**Objective:** Each line from the top of the listing through the one holding "const yTicks = [0, 10, 20, 30, 40, 50];" should be restated word for word, with nothing added and no pictures.
* START Material *
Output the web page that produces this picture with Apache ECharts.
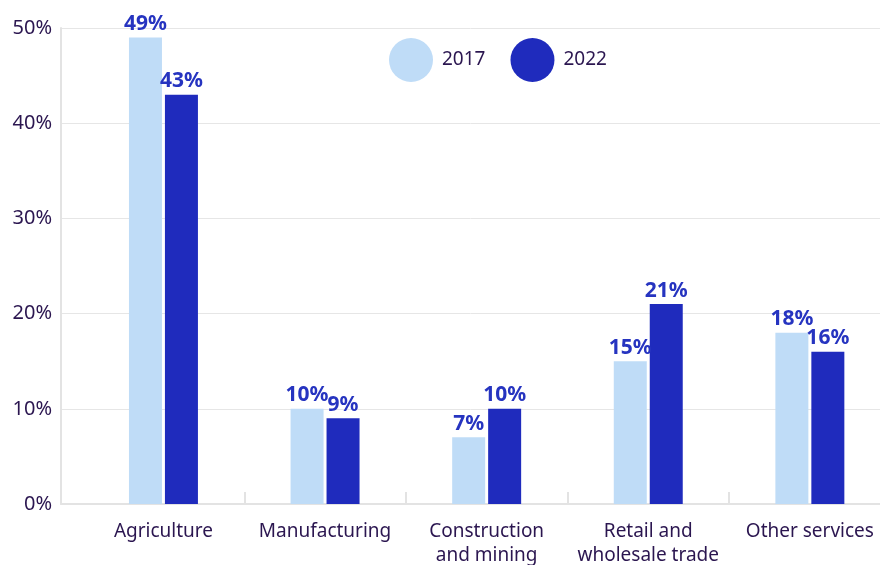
<!DOCTYPE html>
<html><head><meta charset="utf-8">
<script src="https://cdn.jsdelivr.net/npm/echarts@6/dist/echarts.min.js"></script>
<style>html,body{margin:0;padding:0;background:#fff}#c{width:880px;height:565px}</style>
</head><body><div id="c"></div>
<script>
const categories = ['Agriculture', 'Manufacturing', 'Construction\nand mining', 'Retail and\nwholesale trade', 'Other services'];
const series2017 = [49, 10, 7, 15, 18];
const series2022 = [43, 9, 10, 21, 16];
const yTicks = [0, 10, 20, 30, 40, 50];

const FONT = '"Noto Sans", sans-serif';
const TXT = '#2b1650';
const LBL = '#2634c0';
const idx = categories.map((c, i) => i);
const boundaries = idx.slice(1).map(i => i - 0.5);
const chart = echarts.init(document.getElementById('c'));
chart.setOption({
  animation: false,
  textStyle: { fontFamily: FONT },
  legend: {
    left: 389, top: 38, padding: 0, itemWidth: 44, itemHeight: 44, itemGap: 25, icon: 'circle',
    textStyle: { fontSize: 19, color: TXT, fontFamily: FONT, padding: [0, 0, 0, 4] },
    data: ['2017', '2022']
  },
  grid: { left: 61, right: 0, top: 28, bottom: 61, containLabel: false, outerBoundsMode: 'none' },
  xAxis: {
    type: 'value', min: -0.634, max: 4.434,
    axisLine: { show: true, onZero: false, lineStyle: { color: '#e3e3e3', width: 2 } },
    axisTick: { show: true, inside: true, length: 12, customValues: boundaries, lineStyle: { color: '#e3e3e3', width: 2 } },
    axisLabel: { customValues: idx, formatter: v => categories[Math.round(v)], fontSize: 19, color: TXT, fontFamily: FONT, lineHeight: 24, margin: 16 },
    splitLine: { show: false }
  },
  yAxis: {
    type: 'value', min: yTicks[0], max: yTicks[yTicks.length - 1], interval: 10,
    axisLine: { show: true, onZero: false, lineStyle: { color: '#e3e3e3', width: 2 } },
    axisTick: { show: false },
    splitLine: { lineStyle: { color: '#e6e6e6', width: 1 } },
    axisLabel: { formatter: '{value}%', fontSize: 20, color: TXT, fontFamily: FONT, margin: 9 }
  },
  series: [
    { name: '2017', type: 'bar', data: series2017.map((v, i) => [i, v]),
      barWidth: 33, barGap: '9%', itemStyle: { color: '#bfdcf7' },
      label: { show: true, position: 'top', distance: 3, formatter: p => p.value[1] + '%', fontSize: 21, fontWeight: 'bold', color: LBL, fontFamily: FONT } },
    { name: '2022', type: 'bar', data: series2022.map((v, i) => [i, v]),
      barWidth: 33, itemStyle: { color: '#1f2bbd' },
      label: { show: true, position: 'top', distance: 3, formatter: p => p.value[1] + '%', fontSize: 21, fontWeight: 'bold', color: LBL, fontFamily: FONT } }
  ]
});
</script></body></html>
* END Material *
**Worked solution:**
Output the web page that produces this picture with Apache ECharts.
<!DOCTYPE html>
<html><head><meta charset="utf-8">
<script src="https://cdn.jsdelivr.net/npm/echarts@6/dist/echarts.min.js"></script>
<style>html,body{margin:0;padding:0;background:#fff}#c{width:880px;height:565px}</style>
</head><body><div id="c"></div>
<script>
const categories = ['Agriculture', 'Manufacturing', 'Construction\nand mining', 'Retail and\nwholesale trade', 'Other services'];
const series2017 = [49, 10, 7, 15, 18];
const series2022 = [43, 9, 10, 21, 16];
const yTicks = [0, 10, 20, 30, 40, 50];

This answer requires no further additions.